I was walking back towards my little apartment, and came up on a woman I had seen before, and noticed before, for she carries a little “picker upper” for lack a better word, a cane-like thing with tongs on the end with which she picks up little pieces of paper and garbage that the inconsiderate leave behind. And she puts them in the bag she carries and throws them away properly when she’s done walking. Today I walked by her, as I had before without saying anything, but this time I looked over and said “thank you for what you’re doing” and she looked up, perhaps a bit surprised, but her smile said everything.

So I slowed down, and we walked. And we talked.
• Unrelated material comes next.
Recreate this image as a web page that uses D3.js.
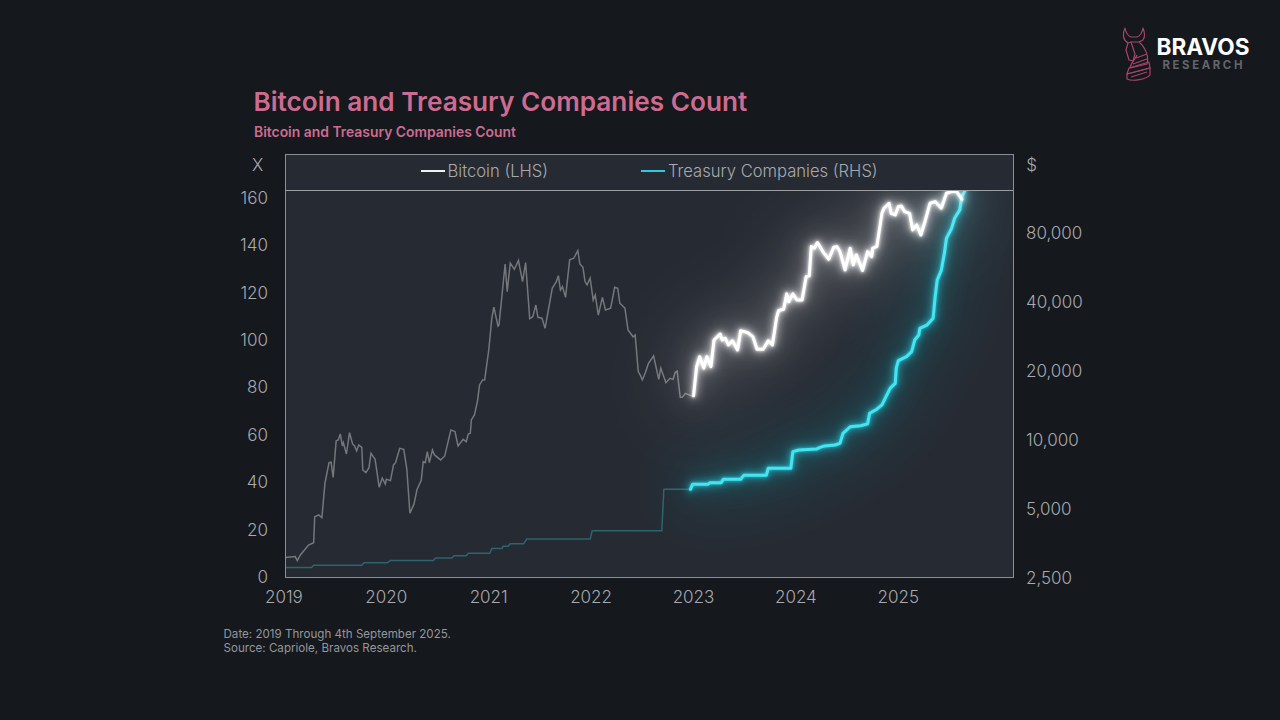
<!DOCTYPE html>
<html><head><meta charset="utf-8">
<script src="https://cdn.jsdelivr.net/npm/d3@7/dist/d3.min.js"></script>
<style>
html,body{margin:0;padding:0;background:#15181d;}
svg{display:block;}
text{font-family:Inter,"Noto Sans",sans-serif;}
</style></head><body>
<svg id="c" width="1280" height="720"></svg>
<script>
const titleText = "Bitcoin and Treasury Companies Count";
const subtitleText = "Bitcoin and Treasury Companies Count";
const footerLines = ["Date: 2019 Through 4th September 2025.", "Source: Capriole, Bravos Research."];
const legendNames = ["Bitcoin (LHS)", "Treasury Companies (RHS)"];
const yearTicks = [2019,2020,2021,2022,2023,2024,2025];
const leftTicks = [0,20,40,60,80,100,120,140,160];
const rightTicks = [2500,5000,10000,20000,40000,80000];
const highlightFrom = 2022.98;

const btcYears = [2019.00,2019.10,2019.12,2019.15,2019.23,2019.28,2019.29,2019.33,2019.36,2019.39,2019.43,2019.45,2019.47,2019.50,2019.52,2019.54,2019.56,2019.57,2019.60,2019.63,2019.66,2019.68,2019.70,2019.72,2019.75,2019.76,2019.79,2019.82,2019.84,2019.88,2019.92,2019.95,2019.98,2019.99,2020.03,2020.06,2020.08,2020.12,2020.16,2020.19,2020.22,2020.26,2020.29,2020.33,2020.35,2020.37,2020.39,2020.41,2020.44,2020.46,2020.52,2020.56,2020.62,2020.66,2020.69,2020.74,2020.77,2020.79,2020.81,2020.82,2020.85,2020.88,2020.90,2020.93,2020.95,2020.99,2021.02,2021.04,2021.08,2021.09,2021.15,2021.17,2021.20,2021.24,2021.28,2021.32,2021.35,2021.39,2021.42,2021.45,2021.47,2021.51,2021.54,2021.61,2021.65,2021.67,2021.69,2021.71,2021.74,2021.78,2021.82,2021.86,2021.88,2021.91,2021.93,2021.95,2021.98,2022.01,2022.03,2022.06,2022.10,2022.13,2022.18,2022.22,2022.25,2022.27,2022.32,2022.35,2022.40,2022.42,2022.45,2022.47,2022.49,2022.52,2022.55,2022.60,2022.65,2022.67,2022.72,2022.76,2022.79,2022.81,2022.83,2022.86,2022.88,2022.91,2022.97,2022.99,2023.02,2023.05,2023.09,2023.12,2023.16,2023.19,2023.25,2023.27,2023.30,2023.33,2023.37,2023.42,2023.45,2023.52,2023.57,2023.61,2023.67,2023.72,2023.76,2023.80,2023.82,2023.87,2023.90,2023.92,2023.96,2024.00,2024.05,2024.09,2024.12,2024.14,2024.17,2024.20,2024.26,2024.31,2024.36,2024.39,2024.42,2024.47,2024.52,2024.55,2024.58,2024.64,2024.69,2024.73,2024.74,2024.78,2024.83,2024.85,2024.90,2024.92,2024.96,2024.99,2025.02,2025.05,2025.10,2025.13,2025.17,2025.21,2025.25,2025.30,2025.35,2025.41,2025.46,2025.51,2025.56,2025.61];
const btcPrices = [3040,3070,2950,3120,3450,3530,4590,4670,4540,6420,7910,7950,6820,9870,9940,10560,9360,9680,8630,10700,9550,9360,8900,9460,9230,7350,7150,7520,8690,8180,6170,6760,6380,6690,6600,7730,7910,9140,9050,7400,4750,5220,6050,6600,7990,7910,8830,7910,8990,8550,8130,8460,11000,10810,9360,10000,9770,10560,10630,12160,12790,14720,17300,18200,18200,24600,33900,37900,31300,31700,58500,44300,59000,55500,60600,49000,59300,33700,34400,38700,34200,33900,30600,45800,49000,52000,45000,46600,41800,61000,62000,67000,58500,56600,49000,47400,50700,40700,42800,35000,41800,36800,37500,46300,45800,39400,37500,30100,28100,28600,19800,19100,18200,19600,21500,23200,18300,20500,17700,18500,18300,19600,19900,15300,15300,15900,15500,15500,20800,23000,20500,23000,20800,27200,28900,27200,27700,25900,27000,24600,29900,29300,28100,24800,24800,27000,25900,33900,36600,37100,43300,40000,43300,40700,40700,51500,51900,69700,68600,72600,65600,61400,69300,69700,66300,55100,68600,58000,64100,54800,66300,63000,68600,69700,97500,102600,107900,97500,95900,104300,105000,99200,97500,82500,86700,78400,89700,107900,109700,102600,119300,121300,121300,112300];

const tcYears = [2019.01,2019.26,2019.28,2019.75,2019.77,2020.00,2020.03,2020.45,2020.47,2020.63,2020.65,2020.77,2020.79,2021.00,2021.02,2021.12,2021.13,2021.18,2021.20,2021.33,2021.36,2021.98,2022.00,2022.68,2022.70,2022.96,2022.98,2023.13,2023.15,2023.26,2023.28,2023.45,2023.48,2023.70,2023.72,2023.94,2023.96,2024.02,2024.19,2024.22,2024.27,2024.37,2024.42,2024.45,2024.52,2024.62,2024.69,2024.71,2024.78,2024.83,2024.91,2024.96,2024.97,2024.99,2025.07,2025.12,2025.15,2025.19,2025.20,2025.27,2025.33,2025.35,2025.37,2025.41,2025.44,2025.46,2025.51,2025.54,2025.59,2025.61,2025.64];
const tcCounts = [4,4,5,5,6,6,7,7,8,8,9,9,10,10,12,12,13,13,14,14,16,16,19.5,19.5,37,37,39.1,39.1,39.8,39.8,41.2,41.2,42.9,42.9,45.9,45.9,52.9,53.6,54,54.6,55.3,55.7,56.4,60.6,63.4,63.8,64.6,69.1,70.8,72.6,79.6,81.7,88.1,91.3,93,95.1,100,102.1,104.9,106.3,109.2,118.3,125.3,129.5,136.6,142.9,147.1,151.4,154.9,160.5,163];

const pageW = 1280, pageH = 720;
const box = {l:285, r:1013, t:154, strip:190, b:577};
const svg = d3.select("#c");
const defs = svg.append("defs");

const x = d3.scaleLinear().domain([2019, 2026.11]).range([box.l, box.r]);
const yL = d3.scaleLinear().domain([0, 163.3]).range([box.b, box.strip]);
const yR = d3.scaleLog().base(2).domain([2500, 123300]).range([box.b, box.strip]);

function blur(id, sd){
  defs.append("filter").attr("id", id).attr("filterUnits","userSpaceOnUse")
    .attr("x",0).attr("y",0).attr("width",pageW).attr("height",pageH)
    .append("feGaussianBlur").attr("stdDeviation", sd);
}
blur("b40",34); blur("b14",12); blur("b4",4.5); blur("b1",1.6);
defs.append("clipPath").attr("id","plot").append("rect")
  .attr("x",box.l).attr("y",box.strip).attr("width",box.r-box.l).attr("height",box.b-box.strip);

svg.append("rect").attr("x",box.l).attr("y",box.t).attr("width",box.r-box.l).attr("height",box.b-box.t)
  .attr("fill","#262a32");

const btc = btcYears.map((t,i)=>({t, v:btcPrices[i]}));
const tc = tcYears.map((t,i)=>({t, v:tcCounts[i]}));
const lineB = d3.line().x(d=>x(d.t)).y(d=>yR(d.v));
const lineT = d3.line().x(d=>x(d.t)).y(d=>yL(d.v));

const plot = svg.append("g").attr("clip-path","url(#plot)");
plot.append("path").attr("d",lineT(tc.filter(d=>d.t<=highlightFrom))).attr("fill","none")
  .attr("stroke","#2d646e").attr("stroke-width",1.5);
plot.append("path").attr("d",lineB(btc.filter(d=>d.t<=highlightFrom+0.01))).attr("fill","none")
  .attr("stroke","#74777c").attr("stroke-width",1.5);

function glowLine(path, base, core, w){
  const layers = [
    {f:"b40", w:30, o:0.20, c:base},
    {f:"b14", w:9, o:0.30, c:base},
    {f:"b4", w:6, o:0.62, c:base},
    {f:"b1", w:3.6, o:0.8, c:base},
    {f:null, w:w, o:1, c:core}
  ];
  layers.forEach(l=>{
    const p = plot.append("path").attr("d",path).attr("fill","none")
      .attr("stroke",l.c).attr("stroke-width",l.w).attr("stroke-opacity",l.o)
      .attr("stroke-linejoin","round").attr("stroke-linecap","round");
    if(l.f) p.attr("filter","url(#"+l.f+")");
  });
}
glowLine(lineT(tc.filter(d=>d.t>=highlightFrom-0.02)), "#22c8dc", "#45e4f0", 3);
glowLine(lineB(btc.filter(d=>d.t>=highlightFrom)), "#ffffff", "#ffffff", 3);

svg.append("rect").attr("x",box.l+.5).attr("y",box.t+.5).attr("width",box.r-box.l).attr("height",box.b-box.t)
  .attr("fill","none").attr("stroke","#8b8e94").attr("stroke-width",1);
svg.append("line").attr("x1",box.l).attr("x2",box.r).attr("y1",box.strip+.5).attr("y2",box.strip+.5)
  .attr("stroke","#9b9ea3").attr("stroke-width",1);

const tickCol = "#a8aaad";
function styleAxis(g){
  g.select(".domain").remove();
  g.selectAll("line").remove();
  g.selectAll("text").attr("fill",tickCol).style("font-size","17px").style("font-weight",300)
    .style("font-family","Inter,'Noto Sans',sans-serif");
}
svg.append("g").attr("transform",`translate(${box.l},0)`)
  .call(d3.axisLeft(yL).tickValues(leftTicks).tickSize(0).tickPadding(17)).call(styleAxis);
svg.append("g").attr("transform",`translate(${box.r},0.6)`)
  .call(d3.axisRight(yR).tickValues(rightTicks).tickFormat(d3.format(",")).tickSize(0).tickPadding(13)).call(styleAxis);
svg.append("g").attr("transform",`translate(-1.6,${box.b})`)
  .call(d3.axisBottom(x).tickValues(yearTicks).tickFormat(d3.format("d")).tickSize(0).tickPadding(14)).call(styleAxis);

svg.append("text").attr("x",257.5).attr("y",171).attr("text-anchor","middle").attr("fill",tickCol).style("font-size","17px").style("font-weight",300).text("X");
svg.append("text").attr("x",1031.5).attr("y",171).attr("text-anchor","middle").attr("fill",tickCol).style("font-size","17px").style("font-weight",300).text("$");

const lg = [{x1:421,x2:445,tx:447.5,c:"#eef0f2"},{x1:641,x2:665,tx:668,c:"#2ccbdc"}];
lg.forEach((l,i)=>{
  svg.append("line").attr("x1",l.x1).attr("x2",l.x2).attr("y1",171).attr("y2",171).attr("stroke",l.c).attr("stroke-width",2);
  svg.append("text").attr("x",l.tx).attr("y",176.5).attr("fill",tickCol).style("font-size","16.6px").style("font-weight",300).text(legendNames[i]);
});

svg.append("text").attr("x",253.5).attr("y",110.5).attr("fill","#cc6c90").style("font-size","26.2px").style("font-weight",600).text(titleText);
svg.append("text").attr("x",254).attr("y",136.5).attr("fill","#cc6c90").style("font-size","13.9px").style("font-weight",600).text(subtitleText);
footerLines.forEach((s,i)=>{
  svg.append("text").attr("x",223.5).attr("y",638+i*14.3).attr("fill","#94979b").style("font-size","11.6px").style("font-weight",400).text(s);
});

svg.append("text").attr("x",1156.5).attr("y",54.5).attr("fill","#ffffff").style("font-size","22.6px").style("font-weight",700).text("BRAVOS");
svg.append("text").attr("x",1162.5).attr("y",68.5).attr("fill","#63666b").style("font-size","11.4px").style("font-weight",700).style("letter-spacing","2.6px").text("RESEARCH");
const logo = svg.append("g").attr("fill","none").attr("stroke","#a8456a").attr("stroke-width",1.2).attr("stroke-linejoin","round");
[
 "M1125 28 C1122 34 1123 40 1128 43 L1131 42 L1139 42 L1143 40 C1145 37 1145 33 1143 28 C1142 33 1140 36 1137 37 L1131 37 C1128 36 1126 33 1125 28 Z",
 "M1128 43 L1126 50 L1129 60 L1133 61 L1135 54 L1131 42",
 "M1139 42 C1146 48 1149 57 1147 64 L1130 68 C1131 62 1135 60 1137 55",
 "M1129 68 L1149 62 L1150 68 L1127 74 Z",
 "M1127 74 L1150 68 L1150 75 C1147 79 1133 82 1127 79 Z",
 "M1131 77 L1147 72 M1133 64 L1147 59 M1136 58 L1147 54"
].forEach(d=>logo.append("path").attr("d",d));
</script>
</body></html>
Dolly is a retired nurse, widowed, living in Austin, and one of the kindest, nicest people you could ever imagine. She’s real. And we told each other some of our stories. She told me about her trip in an RV around the country after her husband passed, and just this morning I spoke with Toria, my new EverWalk friend who is still driving around the country, and my friend of many years Suz, who’s embarking on her RV trip next year. OK, weird. Then it turns out she exercised polo ponies at Mokuleia on Oahu’s north shore, where I’ve been several times in my own polo days and have dear friends, and we talked more about horses, and life, and suffering and growth, in that order.

Along the way she introduced me to Tom. I have seen Tom several times before, though I certainly didn’t know his name was Tom. All I know is that he has no place to go, no home. I can say no more, for I don’t know any more. I don’t know if it’s a drug issue, a mental illness, or any of the things that before yesterday, I just assumed had to be going on in his life. I am wrong to have jumped to an immediate conclusion, as most of us do. But he is someone’s son, maybe someone’s brother or father, and he is human, just like me, like us. I asked him how he was doing after shaking his hand, and he looked at me with the kindest deep blue eyes, and said “just living day to day”. He was chewing on a mint that Dolly had given him earlier, and you could tell he was really enjoying it, a mint, a simple mint. I will never look at a person who is destitute in the same way as I had prior to about 7:00 PM, Feb 7.

And after about an hour, Dolly and I parted ways, and I thanked her again, for a very different reason.

If you know the answers, let me know - I promise to listen. In the meantime, while I work on my procrastination, I’m hoping to get back on a cadence and finish this all up properly. And to you I say, don’t procrastinate, take yourselves a nice little walk, and thank someone along the way, either in person or virtually. And don’t forget to smile - it can change a life.